Create a blueprint

blueprint(
  name,
  command,
  description = NULL,
  metadata = NULL,
  annotate = FALSE,
  metadata_file_type = c("csv"),
  metadata_file_name = NULL,
  metadata_directory = NULL,
  metadata_file_path = NULL,
  extra_steps = NULL,
  ...,
  class = character()
)

Arguments

name

The name of the blueprint

command

The code to build the target dataset

description

An optional description of the dataset to be used for codebook generation

metadata

The associated variable metadata for this dataset

annotate

If TRUE, during cleanup the metadata will "annotate" the dataset by adding variable attributes for each metadata field to make metadata provenance easier and responsive to code changes.

metadata_file_type

The kind of metadata file. Currently only CSV.

metadata_file_name

The file name for the metadata file. If the option blueprintr.use_local_metadata_path is set to TRUE, then the default file name will be the name of the blueprint script, minus the .R extension. Otherwise, this will default to the name of the blueprint.

metadata_directory

Where the metadata file will be stored. If the option blueprintr.use_local_metadata_path is set to TRUE, then the default location will be the folder where the blueprint script is located. Otherwise, this will default to here::here("blueprints")

metadata_file_path

Overrides the metadata file path generated by metadata_directory, name, and metadata_file_type if not NULL.

extra_steps

A list() of extra 'bpstep' objects, which add extra targets to the workflow after the desired dataset has completed its cleanup phase.

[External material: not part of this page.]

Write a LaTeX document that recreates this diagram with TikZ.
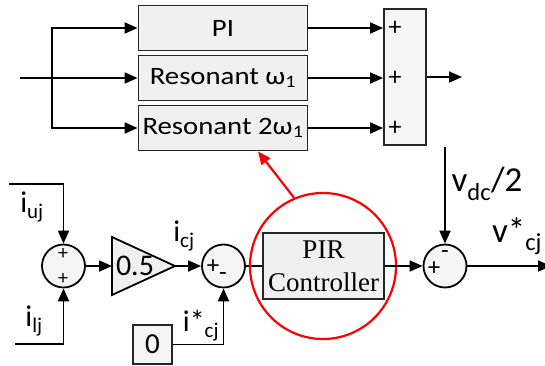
\documentclass[tikz,border=0pt]{standalone}
\usepackage{fontspec}
\setmainfont{Carlito}
\newfontfamily\blkfont[FakeStretch=1.15]{Carlito}
\newfontfamily\pirfont{Liberation Serif}
\usetikzlibrary{arrows.meta}

\begin{document}
\begin{tikzpicture}[
  x=1pt, y=-1pt,
  line width=1.8pt,
  >={Triangle[length=13pt,width=11pt]},
  blk/.style  = {draw=black!85, fill=black!6, line width=1.8pt,
                 minimum width=169pt, minimum height=45pt, inner sep=0pt,
                 font=\blkfont\fontsize{25}{28}\selectfont},
  sumc/.style = {circle, draw, fill=black!4, minimum size=43pt, inner sep=0pt},
  sgn/.style  = {inner sep=0pt, font=\fontsize{26}{26}\selectfont},
  lbl/.style  = {inner sep=0pt, font=\fontsize{30}{32}\selectfont},
]

%% ── Frame (1 unit = 1 px of the figure, y downwards) ─────────────────────────
\useasboundingbox (0,0) rectangle (545,365);

%% ── Lane y-coordinates ───────────────────────────────────────────────────────
\def\yPI{28}     % PI row
\def\yRa{78}     % Resonant w1 row
\def\yRb{128}    % Resonant 2w1 row
\def\yL{266}     % lower signal lane

%% ── PIR detail: parallel blocks ──────────────────────────────────────────────
\node[blk] (pi)   at (223,\yPI) {PI};
\node[blk] (res1) at (223,\yRa) {Resonant ω\textsubscript{1}};
\node[blk] (res2) at (223,\yRb) {Resonant 2ω\textsubscript{1}};

% Summing bar
\node[draw=black!85, fill=black!4, line width=1.8pt, minimum width=42pt,
      minimum height=136pt, inner sep=0pt] (sumbox) at (405,77) {};
\node[sgn] (pa) at (395,\yPI) {+};
\node[sgn] (pb) at (395,\yRa) {+};
\node[sgn] (pc) at (395,\yRb) {+};

% Input, branch and output
\coordinate (in)  at (20,\yRa);
\coordinate (br)  at (52,\yRa);
\coordinate (out) at (462,77);
\draw[->] (in) -- (res1.west);
\draw[->] (br) |- (pi.west);
\draw[->] (br) |- (res2.west);
\draw[->] (pi.east)   -- (pi.east -| sumbox.west);
\draw[->] (res1.east) -- (res1.east -| sumbox.west);
\draw[->] (res2.east) -- (res2.east -| sumbox.west);
\draw[->] (sumbox.east) -- (out);

%% ── Lower lane: circulating current loop ────────────────────────────────────
% Upper/lower arm currents
\node[sumc] (s1) at (63.5,\yL) {};
\node[sgn, font=\fontsize{20}{20}\selectfont] (s1a) at (63,\yL-12.5) {+};
\node[sgn, font=\fontsize{20}{20}\selectfont] (s1b) at (63,\yL+12.5) {+};
\coordinate (iuj) at (9,184);
\coordinate (ilj) at (15,344);
\draw[->] (iuj) -| (s1.north);
\draw[->] (ilj) -| (s1.south);
\node[lbl] (liuj) at (32,207) {i\textsubscript{uj}};
\node[lbl] (lilj) at (34,321) {i\textsubscript{lj}};

% Gain 0.5
\coordinate (gin)  at (112,\yL);
\coordinate (gtip) at (175,\yL);
\draw[fill=black!6] (112,\yL-29) -- (gtip) -- (112,\yL+29) -- cycle;
\node[lbl] (gain) at (135,\yL) {0.5};
\draw[->] (s1.east) -- (gin);
\node[lbl] (lic) at (184,236) {i\textsubscript{cj}};

% Reference comparison
\node[sumc] (s2) at (223.5,\yL) {};
\node[sgn, font=\fontsize{25}{25}\selectfont] (s2a) at (213,\yL+1) {+};
\node[sgn, font=\fontsize{25}{25}\selectfont] (s2b) at (223,\yL+11) {-};
\draw[->] (gtip) -- (s2.west);
\node[draw=black!85, fill=black!4, line width=1.8pt, minimum size=39pt,
      inner sep=0pt, font=\fontsize{29}{29}\selectfont] (zero) at (152.5,344.5) {0};
\draw[->] (zero.east) -| (s2.south);
\node[lbl] (licr) at (201,326) {i*\textsubscript{cj}};

% PIR controller, highlighted
\node[draw=black!85, fill=black!6, line width=1.8pt, minimum width=121pt,
      minimum height=66pt, inner sep=0pt, align=center,
      font=\pirfont\fontsize{27}{33}\selectfont] (pir) at (323.5,\yL) {PIR\\Controller};
\draw (s2.east) -- (pir.west);
\node[circle, draw=red, line width=2.2pt, minimum size=146pt] (ring) at (323,\yL) {};
\draw[->, red, line width=2.2pt] (ring.113) -- ([xshift=35pt]res2.south);

% DC offset
\node[sumc] (s3) at (445,\yL) {};
\node[sgn, font=\fontsize{25}{25}\selectfont] (s3a) at (434,\yL+3) {+};
\node[sgn, font=\fontsize{25}{25}\selectfont] (s3b) at (445,\yL-11) {-};
\coordinate (vdc)  at (445,147);
\coordinate (vout) at (551,\yL);
\draw[->] (pir.east) -- (s3.west);
\draw[->] (vdc) -- (s3.north);
\draw[->] (s3.east) -- (vout);
\node[lbl, font=\fontsize{35}{35}\selectfont] (lvdc) at (487,184) {v\textsubscript{dc}/2};
\node[lbl, font=\fontsize{35}{35}\selectfont] (lvcj) at (517,236) {v*\textsubscript{cj}};

\end{tikzpicture}
\end{document}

Uses of this could include generating codebooks or other reports based on the built data. See bp_add_bpstep() for more details.

...

Any other parameters and settings for the blueprint

class

A subclass of blueprint capability, for future work

Value

A blueprint object

Cleanup Tasks

blueprintr offers some post-check tasks that attempt to match datasets to the metadata as much as possible. There are two default tasks that run:

  1. Reorders variables to match metadata order.

  2. Drops variables marked with dropped == TRUE if the dropped variable exists in the metadata.

The remaining tasks have to be enabled by the user:

  • If labelled = TRUE in the blueprint() command, all columns will be converted to labelled() columns, provided that at least the description field is filled in. If the coding column is present in the metadata, then categorical levels as specified by a coding() will be added to the column as well. In case the description field is used for detailed column descriptions, the title field can be added to the metadata to act as short titles for the columns.